◆ **WHAT THE TASK ASKS**
Reproduce nothing but the lines from the start of the material through the line that includes "import * as", both ends included, and omit every picture.

◆ **Dataset entries**
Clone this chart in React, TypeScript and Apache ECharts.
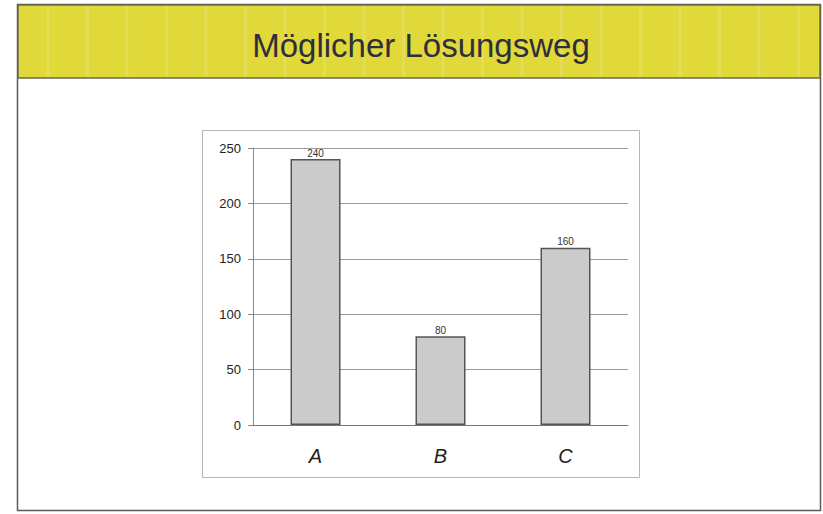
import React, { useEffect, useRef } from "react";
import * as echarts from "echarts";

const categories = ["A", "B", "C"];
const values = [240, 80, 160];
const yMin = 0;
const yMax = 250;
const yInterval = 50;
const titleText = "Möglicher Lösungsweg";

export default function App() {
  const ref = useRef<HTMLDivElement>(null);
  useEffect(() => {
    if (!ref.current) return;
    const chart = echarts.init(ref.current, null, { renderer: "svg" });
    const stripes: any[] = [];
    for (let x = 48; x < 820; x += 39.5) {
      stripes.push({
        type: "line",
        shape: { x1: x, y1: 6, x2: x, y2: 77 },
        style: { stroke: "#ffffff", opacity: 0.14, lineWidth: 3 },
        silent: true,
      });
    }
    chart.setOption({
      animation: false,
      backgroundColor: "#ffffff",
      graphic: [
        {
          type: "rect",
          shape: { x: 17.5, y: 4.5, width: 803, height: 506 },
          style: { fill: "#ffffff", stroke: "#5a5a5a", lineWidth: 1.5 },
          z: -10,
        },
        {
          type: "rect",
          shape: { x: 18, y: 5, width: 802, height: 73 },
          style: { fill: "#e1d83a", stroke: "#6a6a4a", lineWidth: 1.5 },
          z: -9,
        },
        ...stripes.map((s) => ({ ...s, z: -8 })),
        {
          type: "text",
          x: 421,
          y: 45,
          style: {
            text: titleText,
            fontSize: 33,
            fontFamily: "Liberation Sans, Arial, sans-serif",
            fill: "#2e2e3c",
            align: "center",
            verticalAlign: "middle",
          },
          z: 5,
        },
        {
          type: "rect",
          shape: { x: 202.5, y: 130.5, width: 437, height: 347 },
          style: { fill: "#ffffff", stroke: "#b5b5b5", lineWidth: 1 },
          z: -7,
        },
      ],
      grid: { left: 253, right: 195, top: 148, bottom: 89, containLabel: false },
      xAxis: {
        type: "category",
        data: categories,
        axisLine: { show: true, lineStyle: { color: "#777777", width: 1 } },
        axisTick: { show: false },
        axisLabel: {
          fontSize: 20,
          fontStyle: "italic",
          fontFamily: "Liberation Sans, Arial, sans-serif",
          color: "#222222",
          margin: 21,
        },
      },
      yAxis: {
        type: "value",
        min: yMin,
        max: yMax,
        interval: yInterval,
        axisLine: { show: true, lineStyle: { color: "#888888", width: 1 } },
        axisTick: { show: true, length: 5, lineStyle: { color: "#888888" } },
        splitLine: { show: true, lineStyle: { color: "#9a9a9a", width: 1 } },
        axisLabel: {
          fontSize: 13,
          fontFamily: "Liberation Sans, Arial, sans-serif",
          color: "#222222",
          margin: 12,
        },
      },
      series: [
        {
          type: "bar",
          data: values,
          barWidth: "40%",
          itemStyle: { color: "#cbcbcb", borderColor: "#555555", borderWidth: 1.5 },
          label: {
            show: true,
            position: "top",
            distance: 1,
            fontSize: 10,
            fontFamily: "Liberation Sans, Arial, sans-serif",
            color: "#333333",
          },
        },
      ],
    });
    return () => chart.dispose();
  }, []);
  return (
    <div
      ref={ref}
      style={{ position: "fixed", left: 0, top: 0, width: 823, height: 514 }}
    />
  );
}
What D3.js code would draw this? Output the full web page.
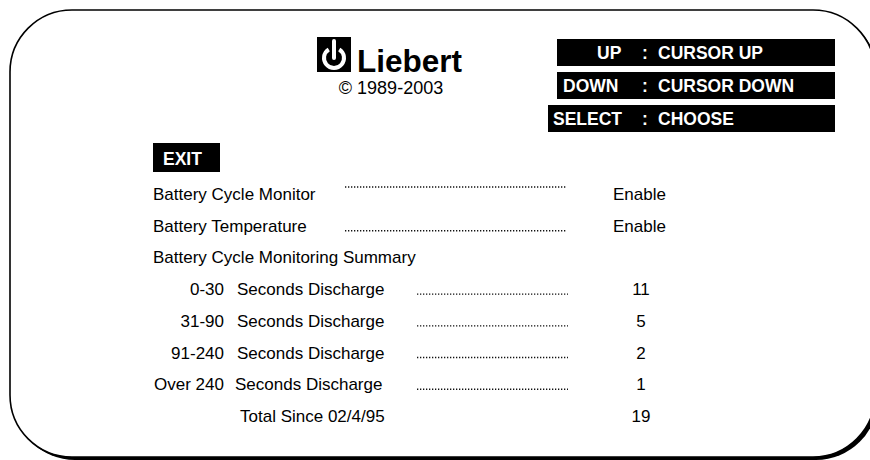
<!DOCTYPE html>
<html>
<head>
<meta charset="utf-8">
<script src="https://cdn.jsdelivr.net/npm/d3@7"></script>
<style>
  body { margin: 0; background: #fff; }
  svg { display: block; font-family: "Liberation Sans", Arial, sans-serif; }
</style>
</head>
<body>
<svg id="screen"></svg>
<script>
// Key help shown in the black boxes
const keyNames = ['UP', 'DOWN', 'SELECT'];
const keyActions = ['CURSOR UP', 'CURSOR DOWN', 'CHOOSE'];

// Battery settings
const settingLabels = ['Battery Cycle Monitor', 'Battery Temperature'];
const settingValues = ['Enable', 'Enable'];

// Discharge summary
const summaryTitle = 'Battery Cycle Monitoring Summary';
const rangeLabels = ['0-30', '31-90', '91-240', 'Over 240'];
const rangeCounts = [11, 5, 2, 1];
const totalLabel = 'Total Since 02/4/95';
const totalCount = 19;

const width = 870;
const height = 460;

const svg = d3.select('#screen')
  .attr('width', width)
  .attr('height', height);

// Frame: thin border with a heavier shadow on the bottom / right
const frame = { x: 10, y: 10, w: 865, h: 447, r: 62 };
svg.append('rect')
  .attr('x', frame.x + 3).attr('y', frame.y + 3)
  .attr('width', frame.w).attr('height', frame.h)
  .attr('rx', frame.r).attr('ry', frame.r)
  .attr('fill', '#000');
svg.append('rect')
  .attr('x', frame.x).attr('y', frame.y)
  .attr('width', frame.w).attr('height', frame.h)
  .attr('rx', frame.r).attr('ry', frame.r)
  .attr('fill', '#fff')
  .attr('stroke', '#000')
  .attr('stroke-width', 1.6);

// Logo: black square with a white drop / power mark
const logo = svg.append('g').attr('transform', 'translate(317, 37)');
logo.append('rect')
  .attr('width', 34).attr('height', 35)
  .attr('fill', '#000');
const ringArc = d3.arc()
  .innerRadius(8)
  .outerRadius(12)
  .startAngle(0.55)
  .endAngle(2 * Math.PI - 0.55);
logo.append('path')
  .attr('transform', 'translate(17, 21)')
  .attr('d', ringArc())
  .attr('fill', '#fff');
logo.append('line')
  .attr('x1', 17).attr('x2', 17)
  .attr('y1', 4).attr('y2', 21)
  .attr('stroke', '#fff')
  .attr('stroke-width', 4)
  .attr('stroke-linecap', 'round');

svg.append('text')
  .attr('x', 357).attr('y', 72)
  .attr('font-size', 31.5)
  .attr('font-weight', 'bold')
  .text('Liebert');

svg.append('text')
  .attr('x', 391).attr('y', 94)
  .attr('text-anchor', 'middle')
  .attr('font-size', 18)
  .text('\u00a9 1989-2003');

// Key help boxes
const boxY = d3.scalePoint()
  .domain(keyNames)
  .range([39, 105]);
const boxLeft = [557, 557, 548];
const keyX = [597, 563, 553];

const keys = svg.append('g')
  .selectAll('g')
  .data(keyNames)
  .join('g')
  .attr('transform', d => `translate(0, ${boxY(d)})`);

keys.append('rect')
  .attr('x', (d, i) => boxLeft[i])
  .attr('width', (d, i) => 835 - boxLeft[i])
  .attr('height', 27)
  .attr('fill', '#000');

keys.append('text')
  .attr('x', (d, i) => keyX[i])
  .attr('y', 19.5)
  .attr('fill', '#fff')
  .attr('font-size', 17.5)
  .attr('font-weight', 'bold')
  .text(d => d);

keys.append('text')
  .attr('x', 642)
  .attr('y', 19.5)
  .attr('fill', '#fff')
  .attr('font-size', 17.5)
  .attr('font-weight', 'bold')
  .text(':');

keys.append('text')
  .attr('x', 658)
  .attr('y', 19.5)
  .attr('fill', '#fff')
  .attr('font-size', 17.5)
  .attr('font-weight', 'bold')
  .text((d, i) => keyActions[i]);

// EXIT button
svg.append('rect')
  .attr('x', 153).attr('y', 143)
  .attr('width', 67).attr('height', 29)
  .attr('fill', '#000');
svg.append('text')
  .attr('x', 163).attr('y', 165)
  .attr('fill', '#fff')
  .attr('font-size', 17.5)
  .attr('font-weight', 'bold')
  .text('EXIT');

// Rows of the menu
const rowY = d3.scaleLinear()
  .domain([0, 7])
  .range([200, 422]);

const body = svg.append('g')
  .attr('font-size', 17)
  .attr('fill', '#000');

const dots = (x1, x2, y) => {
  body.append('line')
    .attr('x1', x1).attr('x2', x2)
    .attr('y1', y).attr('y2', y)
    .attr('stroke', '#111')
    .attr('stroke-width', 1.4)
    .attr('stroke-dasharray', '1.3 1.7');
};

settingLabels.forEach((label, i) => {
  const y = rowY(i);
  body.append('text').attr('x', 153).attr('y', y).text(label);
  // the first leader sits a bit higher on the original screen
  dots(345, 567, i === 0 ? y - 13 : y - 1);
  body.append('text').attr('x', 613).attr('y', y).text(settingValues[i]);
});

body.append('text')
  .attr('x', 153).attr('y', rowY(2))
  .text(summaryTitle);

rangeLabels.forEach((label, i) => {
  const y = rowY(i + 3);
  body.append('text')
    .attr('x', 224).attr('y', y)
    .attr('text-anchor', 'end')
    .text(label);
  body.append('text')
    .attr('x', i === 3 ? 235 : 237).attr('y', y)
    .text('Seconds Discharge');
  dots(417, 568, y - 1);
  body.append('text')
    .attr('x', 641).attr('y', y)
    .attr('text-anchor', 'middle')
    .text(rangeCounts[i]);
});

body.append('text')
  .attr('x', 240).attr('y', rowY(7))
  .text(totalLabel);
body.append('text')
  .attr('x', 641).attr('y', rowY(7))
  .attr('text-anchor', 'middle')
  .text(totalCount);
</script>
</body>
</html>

◆ **TASK RESPONSE**
Clone this chart in React, TypeScript and Apache ECharts.
import React, { useEffect, useRef } from "react";
import * as echarts from "echarts";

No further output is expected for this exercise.